TASK STATEMENT: Count lines holding the word "that". Only the number is wanted.

[Start of SOURCE DATA]

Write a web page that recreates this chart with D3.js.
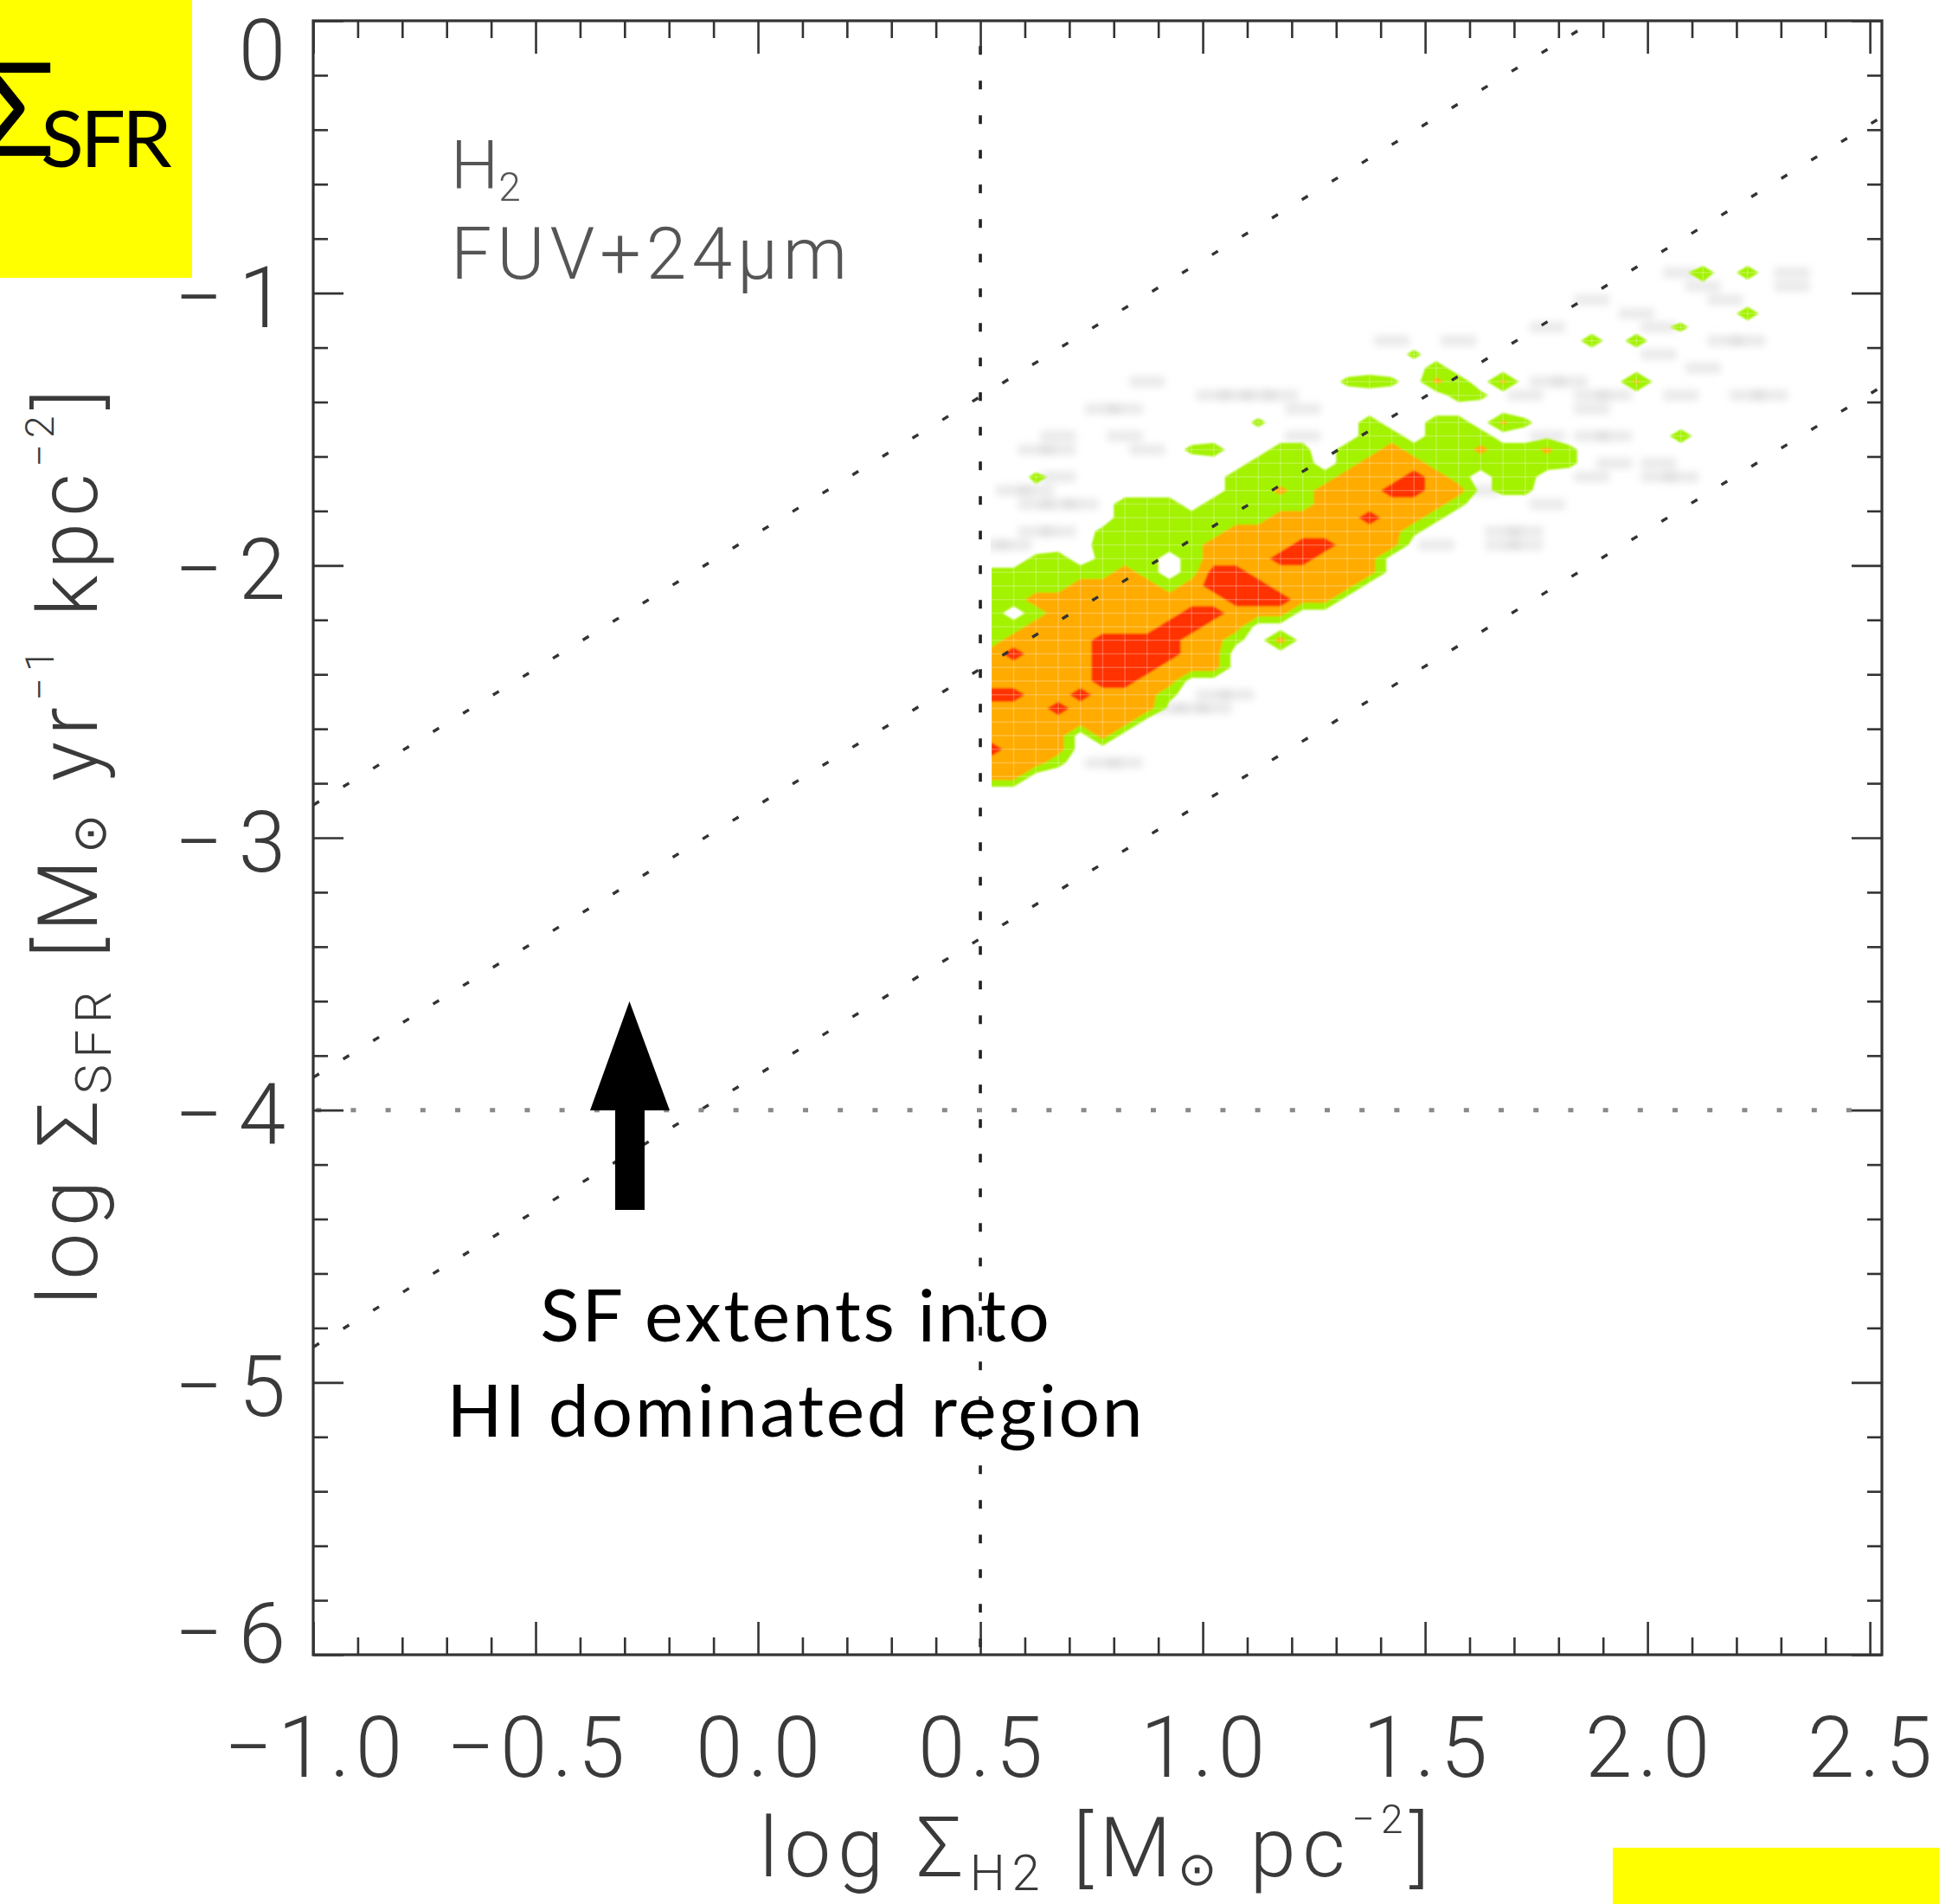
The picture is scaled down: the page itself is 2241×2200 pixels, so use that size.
<!DOCTYPE html>
<html><head><meta charset="utf-8">
<script src="https://cdn.jsdelivr.net/npm/d3@7"></script>
<style>body{margin:0;background:#fff;} svg{display:block;}</style>
</head><body>
<svg id="chart" width="2241" height="2200"></svg>
<script>
// ---------------- data ----------------
const xTicks = [-1.0, -0.5, 0.0, 0.5, 1.0, 1.5, 2.0, 2.5];
const xTickLabels = ["\u22121.0", "\u22120.5", "0.0", "0.5", "1.0", "1.5", "2.0", "2.5"];
const yTicks = [0, -1, -2, -3, -4, -5, -6];
const yTickLabels = ["0", "\u22121", "\u22122", "\u22123", "\u22124", "\u22125", "\u22126"];
const depletionOffsets = [-1.88, -2.88, -3.87];   // dotted lines: log SFR = log H2 + c
const thresholdH2 = 0.5;                          // vertical dotted line
const thresholdSFR = -4;                          // horizontal dotted line
const dataMinX = 0.525;                           // first data column
const gridX0 = 0.5, gridDX = 0.05, gridY0 = -0.85, gridDY = 0.05;
// density grid, top row = log SFR -0.875, left col = log H2 0.525
// '.' empty  '-' faint  'G','g' low  'h','o' mid  'r' high
const gridRows = [
"......................................",
"...............................-g.g.-.",
"................................-...-.",
"...........................-.....-....",
".............................-....g...",
".........................-....-G......",
"..................-..-.....g.g...--...",
"...................G..........-.......",
"....................g...........-.....",
".......-........GgG.hg.h.--..h........",
"..........----.......gG.-..--..-..--..",
".....--.......-............-..........",
"............G....g..gg.hG.............",
"...-..-.......-..gg.ggg..-.--..g......",
"..--...-.Gg..gG.ggoggghgghG...........",
"............ggg.goooggggggG.-.-.......",
"..G-.......gggggooorog.gg..-..--......",
".--........gghgooorroo-GG.............",
"..---.ggg.gggggooooooG...-............",
"......gggggggoooorooG.................",
"..--.GgggggooooooooG...--.............",
"--...gggggoooorrooo.-..--.............",
"..Gg.Ggg.gooorrooo....................",
"GGggggog.grroooooo....................",
"ggggoooogorrroooo.....................",
"ggooooooooorrroo......................",
"g.goooooorrooo........................",
"ggoooooorroo..........................",
"goooorrrrooG.o........................",
"orooorrrroo...........................",
"ooooorrrooo...........................",
"ooooorroo.............................",
"rrooroooG.--..........................",
"oooroooo---...........................",
"ooooooo...............................",
"oooo.o................................",
"rooo..................................",
"oooG.--...............................",
"oo....................................",
"......................................"
];
const levelValue = {'.': 0, '-': 1, 'G': 3, 'g': 4, 'h': 7, 'o': 8, 'r': 12};
const contourLevels = [2, 6, 10];
const contourColors = ["#a3f200", "#ffab00", "#ff3300"];

// ---------------- layout ----------------
const svg = d3.select("#chart");
const x = d3.scaleLinear().domain([-1.0, 2.527]).range([362, 2175]);
const y = d3.scaleLinear().domain([-6, 0]).range([1912, 24]);
const [xMin, xMax] = x.domain(), [yMin, yMax] = y.domain();

svg.append("rect").attr("width", 2241).attr("height", 2200).attr("fill", "#fff");

const defs = svg.append("defs");
defs.append("clipPath").attr("id", "plotClip").append("rect")
  .attr("x", x(xMin)).attr("y", y(yMax)).attr("width", x(xMax) - x(xMin)).attr("height", y(yMin) - y(yMax));
defs.append("clipPath").attr("id", "dataClip").append("rect")
  .attr("x", x(dataMinX)).attr("y", y(yMax)).attr("width", x(xMax) - x(dataMinX)).attr("height", y(yMin) - y(yMax));
defs.append("filter").attr("id", "soft").attr("x", "-5%").attr("y", "-5%").attr("width", "110%").attr("height", "110%")
  .append("feGaussianBlur").attr("stdDeviation", 1.1);
defs.append("filter").attr("id", "haze").attr("x", "-50%").attr("y", "-50%").attr("width", "200%").attr("height", "200%")
  .append("feGaussianBlur").attr("stdDeviation", 4);

// ---------------- density contours ----------------
const nCols = 38, nRows = gridRows.length;
const values = [];
gridRows.forEach(row => {
  const s = row.padEnd(nCols, '.');
  for (let i = 0; i < nCols; i++) values.push(levelValue[s[i]] || 0);
});
const contours = d3.contours().size([nCols, nRows]).thresholds(contourLevels)(values);
const gridProj = d3.geoTransform({
  point: function (gx, gy) { this.stream.point(x(gridX0 + gx * gridDX), y(gridY0 - gy * gridDY)); }
});
const gridPath = d3.geoPath(gridProj);

const dataG = svg.append("g").attr("clip-path", "url(#dataClip)");
// faint background bins
const faint = [];
gridRows.forEach((row, r) => { for (let c = 0; c < row.length; c++) if (row[c] === '-') faint.push([c, r]); });
dataG.append("g").attr("filter", "url(#haze)").selectAll("rect").data(faint).join("rect")
  .attr("x", d => x(gridX0 + (d[0] - 0.3) * gridDX))
  .attr("y", d => y(gridY0 - (d[1] + 0.1) * gridDY))
  .attr("width", x(gridX0 + 1.6 * gridDX) - x(gridX0))
  .attr("height", y(gridY0 - 0.8 * gridDY) - y(gridY0))
  .attr("fill", "#d8d8d8").attr("opacity", 0.55);

const fillG = dataG.append("g").attr("filter", "url(#soft)");
fillG.selectAll("path").data(contours).join("path")
  .attr("d", gridPath)
  .attr("fill", (d, i) => contourColors[i]);

// faint cell grid visible inside the filled area
defs.append("clipPath").attr("id", "fillClip").append("path").attr("d", gridPath(contours[0]));
const gridG = dataG.append("g").attr("clip-path", "url(#fillClip)")
  .attr("stroke", "#fff").attr("stroke-opacity", 0.25).attr("stroke-width", 1.5);
d3.range(nCols).forEach(c => {
  const xv = x(gridX0 + (c + 0.5) * gridDX);
  gridG.append("line").attr("x1", xv).attr("x2", xv).attr("y1", y(gridY0)).attr("y2", y(gridY0 - nRows * gridDY));
});
d3.range(nRows).forEach(r => {
  const yv = y(gridY0 - (r + 0.5) * gridDY);
  gridG.append("line").attr("x1", x(gridX0)).attr("x2", x(gridX0 + nCols * gridDX)).attr("y1", yv).attr("y2", yv);
});

// ---------------- reference lines ----------------
const lineG = svg.append("g").attr("clip-path", "url(#plotClip)").attr("fill", "none");
const line = d3.line().x(d => x(d[0])).y(d => y(d[1]));
depletionOffsets.forEach(c => {
  lineG.append("path").attr("d", line([[xMin, xMin + c], [xMax, xMax + c]]))
    .attr("stroke", "#333").attr("stroke-width", 3.4).attr("stroke-dasharray", "8 32.6");
});
lineG.append("path").attr("d", line([[thresholdH2, yMax], [thresholdH2, yMin]]))
  .attr("stroke", "#222").attr("stroke-width", 3.6).attr("stroke-dasharray", "10 30").attr("stroke-dashoffset", 10.7);
lineG.append("path").attr("d", line([[xMin, thresholdSFR], [xMax, thresholdSFR]]))
  .attr("stroke", "#8a8a8a").attr("stroke-width", 5).attr("stroke-dasharray", "6 34.2").attr("stroke-dashoffset", 37);

// ---------------- axes (ticks) ----------------
const xMinor = d3.range(-10, 26).map(v => v / 10).filter(v => Math.abs(v * 2 - Math.round(v * 2)) > 1e-6);
const yMinor = d3.range(-30, 1).map(v => v / 5).filter(v => Math.abs(v - Math.round(v)) > 1e-6);
function styleAxis(g) {
  g.select(".domain").remove();
  g.selectAll(".tick line").attr("stroke", "#333").attr("stroke-width", 2.6);
  g.selectAll(".tick text").remove();
}
svg.append("g").attr("transform", `translate(0,${y(yMin)})`).call(d3.axisBottom(x).tickValues(xMinor).tickSize(-20)).call(styleAxis);
svg.append("g").attr("transform", `translate(0,${y(yMin)})`).call(d3.axisBottom(x).tickValues(xTicks).tickSize(-38)).call(styleAxis);
svg.append("g").attr("transform", `translate(0,${y(yMax)})`).call(d3.axisTop(x).tickValues(xMinor).tickSize(-20)).call(styleAxis);
svg.append("g").attr("transform", `translate(0,${y(yMax)})`).call(d3.axisTop(x).tickValues(xTicks).tickSize(-38)).call(styleAxis);
svg.append("g").attr("transform", `translate(${x(xMin)},0)`).call(d3.axisLeft(y).tickValues(yMinor).tickSize(-17)).call(styleAxis);
svg.append("g").attr("transform", `translate(${x(xMin)},0)`).call(d3.axisLeft(y).tickValues(yTicks).tickSize(-35)).call(styleAxis);
svg.append("g").attr("transform", `translate(${x(xMax)},0)`).call(d3.axisRight(y).tickValues(yMinor).tickSize(-17)).call(styleAxis);
svg.append("g").attr("transform", `translate(${x(xMax)},0)`).call(d3.axisRight(y).tickValues(yTicks).tickSize(-35)).call(styleAxis);

svg.append("rect").attr("x", x(xMin)).attr("y", y(yMax)).attr("width", x(xMax) - x(xMin)).attr("height", y(yMin) - y(yMax))
  .attr("fill", "none").attr("stroke", "#333").attr("stroke-width", 3.2);

// tick labels
const labelFont = "Roboto, 'Liberation Sans', sans-serif";
svg.append("g").selectAll("text").data(xTicks).join("text")
  .attr("x", d => x(d) + 3).attr("y", 2053).attr("text-anchor", "middle")
  .attr("font-family", labelFont).attr("font-weight", 300).attr("font-size", 98).attr("fill", "#3a3a3a")
  .attr("letter-spacing", 6)
  .text((d, i) => xTickLabels[i]);
svg.append("g").selectAll("text").data(yTicks).join("text")
  .attr("x", 348).attr("y", d => d === yMax ? y(d) + 68 : (d === yMin ? y(d) + 9 : y(d) + 39))
  .attr("text-anchor", "end")
  .attr("font-family", labelFont).attr("font-weight", 300).attr("font-size", 98).attr("fill", "#3a3a3a")
  .attr("letter-spacing", 18)
  .text((d, i) => yTickLabels[i]);

// axis titles
function titleText(sel, sub, sup1, sup2) {
  sel.attr("font-family", labelFont).attr("font-weight", 300).attr("font-size", 96).attr("fill", "#3a3a3a")
    .attr("letter-spacing", 7.5).attr("text-anchor", "middle");
  sel.append("tspan").text("log \u03A3");
  sel.append("tspan").attr("font-size", 58).attr("dy", 16).text(sub);
  sel.append("tspan").attr("dy", -16).text(" [M");
  sel.append("tspan").attr("font-size", 54).attr("dy", 10).attr("font-family", "'DejaVu Sans', sans-serif").text("\u2299");
  if (sup1) {
    sel.append("tspan").attr("dy", -10).text(" yr");
    sel.append("tspan").attr("font-size", 46).attr("dy", -50).text(sup1);
    sel.append("tspan").attr("dy", 50).text(" kpc");
  } else {
    sel.append("tspan").attr("dy", -10).text(" pc");
  }
  sel.append("tspan").attr("font-size", 46).attr("dy", -50).text(sup2);
  sel.append("tspan").attr("dy", 50).text("]");
}
svg.append("text").attr("x", (x(xMin) + x(xMax)) / 2).attr("y", 2168).call(titleText, "H2", null, "\u22122");
svg.append("text").attr("transform", `translate(112,${(y(yMin) + y(yMax)) / 2 + 7}) rotate(-90)`).call(titleText, "SFR", "\u22121", "\u22122");

// in-plot label (one text block, two lines)
const lab = svg.append("text").attr("x", 521).attr("y", 218)
  .attr("font-family", labelFont).attr("font-weight", 300).attr("font-size", 78).attr("fill", "#555");
lab.append("tspan").text("H");
lab.append("tspan").attr("font-size", 46).attr("dy", 14).text("2");
lab.append("tspan").attr("x", 521).attr("dy", 90).attr("font-size", 84).attr("letter-spacing", 6).text("FUV+24\u03BCm");

// ---------------- annotation ----------------
const arrow = d3.path();
arrow.moveTo(727.5, 1157); arrow.lineTo(774, 1283); arrow.lineTo(745, 1283); arrow.lineTo(745, 1398);
arrow.lineTo(711, 1398); arrow.lineTo(711, 1283); arrow.lineTo(682, 1283); arrow.closePath();
svg.append("path").attr("fill", "#000").attr("d", arrow.toString());
const annFont = "Lato, 'Open Sans', sans-serif";
svg.append("text").attr("x", 920).attr("y", 1550).attr("text-anchor", "middle")
  .attr("font-family", annFont).attr("font-size", 84).attr("letter-spacing", 2.7).attr("fill", "#000").text("SF extents into");
svg.append("text").attr("x", 920).attr("y", 1660).attr("text-anchor", "middle")
  .attr("font-family", annFont).attr("font-size", 84).attr("letter-spacing", 2.7).attr("fill", "#000").text("HI dominated region");

// yellow boxes
svg.append("rect").attr("x", 0).attr("y", 0).attr("width", 222).attr("height", 321).attr("fill", "#ffff00");
const probe = svg.append("text").attr("font-family", annFont).attr("font-size", 150).text("\u03A3");
const sigmaAdvance = probe.node().getComputedTextLength();
probe.remove();
const sig = svg.append("text").attr("x", 64 - sigmaAdvance).attr("y", 180)
  .attr("font-family", annFont).attr("fill", "#000");
sig.append("tspan").attr("font-size", 150).attr("letter-spacing", -17).text("\u03A3");
sig.append("tspan").attr("font-size", 92).attr("letter-spacing", -4).attr("dy", 13).text("SFR");
svg.append("rect").attr("x", 1864).attr("y", 2135).attr("width", 377).attr("height", 65).attr("fill", "#ffff00");
</script>
</body></html>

[End of SOURCE DATA]

TASK RESPONSE: 2